#### Dataset
····················
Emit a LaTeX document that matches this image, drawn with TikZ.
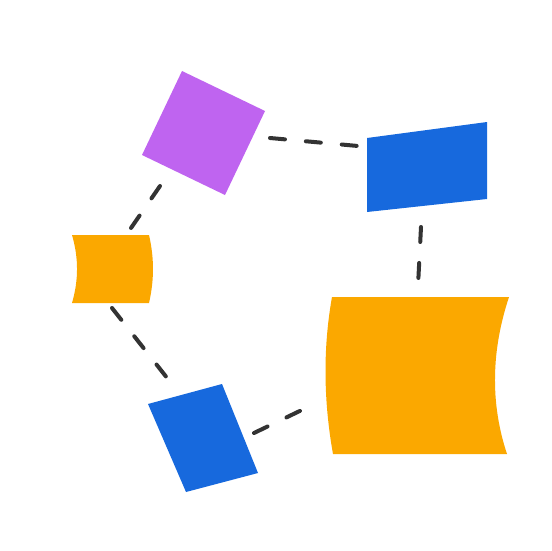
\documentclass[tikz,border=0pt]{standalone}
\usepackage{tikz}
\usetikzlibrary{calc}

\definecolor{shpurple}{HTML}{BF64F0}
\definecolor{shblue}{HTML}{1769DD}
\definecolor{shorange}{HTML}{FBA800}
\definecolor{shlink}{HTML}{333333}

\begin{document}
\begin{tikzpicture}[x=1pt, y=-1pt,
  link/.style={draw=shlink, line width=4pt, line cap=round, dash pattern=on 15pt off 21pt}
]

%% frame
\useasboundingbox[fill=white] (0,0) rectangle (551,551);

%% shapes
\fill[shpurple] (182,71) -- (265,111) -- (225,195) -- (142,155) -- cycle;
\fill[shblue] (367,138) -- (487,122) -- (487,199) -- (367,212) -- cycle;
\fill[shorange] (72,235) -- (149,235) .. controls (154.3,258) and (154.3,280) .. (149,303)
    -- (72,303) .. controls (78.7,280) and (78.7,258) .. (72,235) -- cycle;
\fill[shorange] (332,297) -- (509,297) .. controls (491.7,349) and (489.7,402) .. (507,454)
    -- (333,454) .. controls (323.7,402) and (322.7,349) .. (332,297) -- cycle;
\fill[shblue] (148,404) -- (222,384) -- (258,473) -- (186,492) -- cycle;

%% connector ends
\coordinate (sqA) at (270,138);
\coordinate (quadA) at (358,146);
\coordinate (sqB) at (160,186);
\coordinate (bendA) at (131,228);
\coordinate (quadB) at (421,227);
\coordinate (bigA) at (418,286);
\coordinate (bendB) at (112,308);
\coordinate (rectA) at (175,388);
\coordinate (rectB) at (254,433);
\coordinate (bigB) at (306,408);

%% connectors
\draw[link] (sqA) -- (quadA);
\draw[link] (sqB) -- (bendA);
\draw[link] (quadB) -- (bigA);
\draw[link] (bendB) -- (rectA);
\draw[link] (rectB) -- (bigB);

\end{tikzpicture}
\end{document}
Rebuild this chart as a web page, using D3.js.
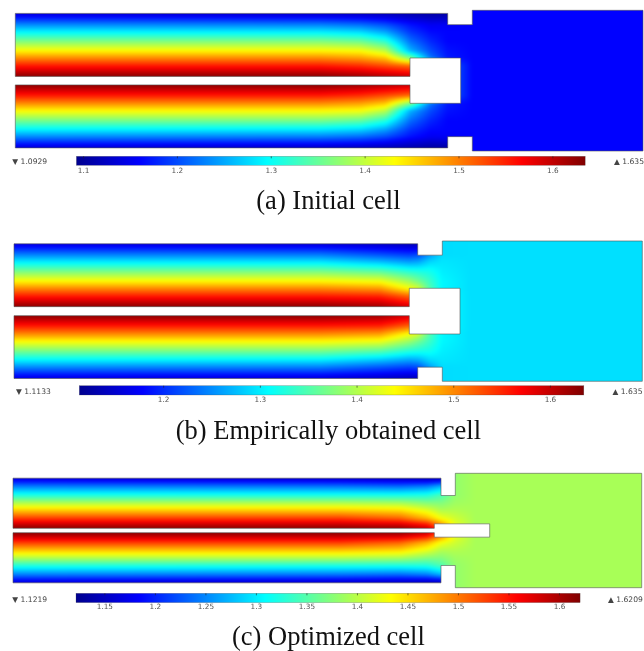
····················
#### What to do
Copy out each record shown above without alteration, skipping any picture.

#### Response for this exercise
Emit a LaTeX document that matches this image, drawn with TikZ.
\documentclass[tikz,border=0pt]{standalone}
\usepackage{tikz}
\usetikzlibrary{calc}

\definecolor{shpurple}{HTML}{BF64F0}
\definecolor{shblue}{HTML}{1769DD}
\definecolor{shorange}{HTML}{FBA800}
\definecolor{shlink}{HTML}{333333}

\begin{document}
\begin{tikzpicture}[x=1pt, y=-1pt,
  link/.style={draw=shlink, line width=4pt, line cap=round, dash pattern=on 15pt off 21pt}
]

%% frame
\useasboundingbox[fill=white] (0,0) rectangle (551,551);

%% shapes
\fill[shpurple] (182,71) -- (265,111) -- (225,195) -- (142,155) -- cycle;
\fill[shblue] (367,138) -- (487,122) -- (487,199) -- (367,212) -- cycle;
\fill[shorange] (72,235) -- (149,235) .. controls (154.3,258) and (154.3,280) .. (149,303)
    -- (72,303) .. controls (78.7,280) and (78.7,258) .. (72,235) -- cycle;
\fill[shorange] (332,297) -- (509,297) .. controls (491.7,349) and (489.7,402) .. (507,454)
    -- (333,454) .. controls (323.7,402) and (322.7,349) .. (332,297) -- cycle;
\fill[shblue] (148,404) -- (222,384) -- (258,473) -- (186,492) -- cycle;

%% connector ends
\coordinate (sqA) at (270,138);
\coordinate (quadA) at (358,146);
\coordinate (sqB) at (160,186);
\coordinate (bendA) at (131,228);
\coordinate (quadB) at (421,227);
\coordinate (bigA) at (418,286);
\coordinate (bendB) at (112,308);
\coordinate (rectA) at (175,388);
\coordinate (rectB) at (254,433);
\coordinate (bigB) at (306,408);

%% connectors
\draw[link] (sqA) -- (quadA);
\draw[link] (sqB) -- (bendA);
\draw[link] (quadB) -- (bigA);
\draw[link] (bendB) -- (rectA);
\draw[link] (rectB) -- (bigB);

\end{tikzpicture}
\end{document}
Rebuild this chart as a web page, using D3.js.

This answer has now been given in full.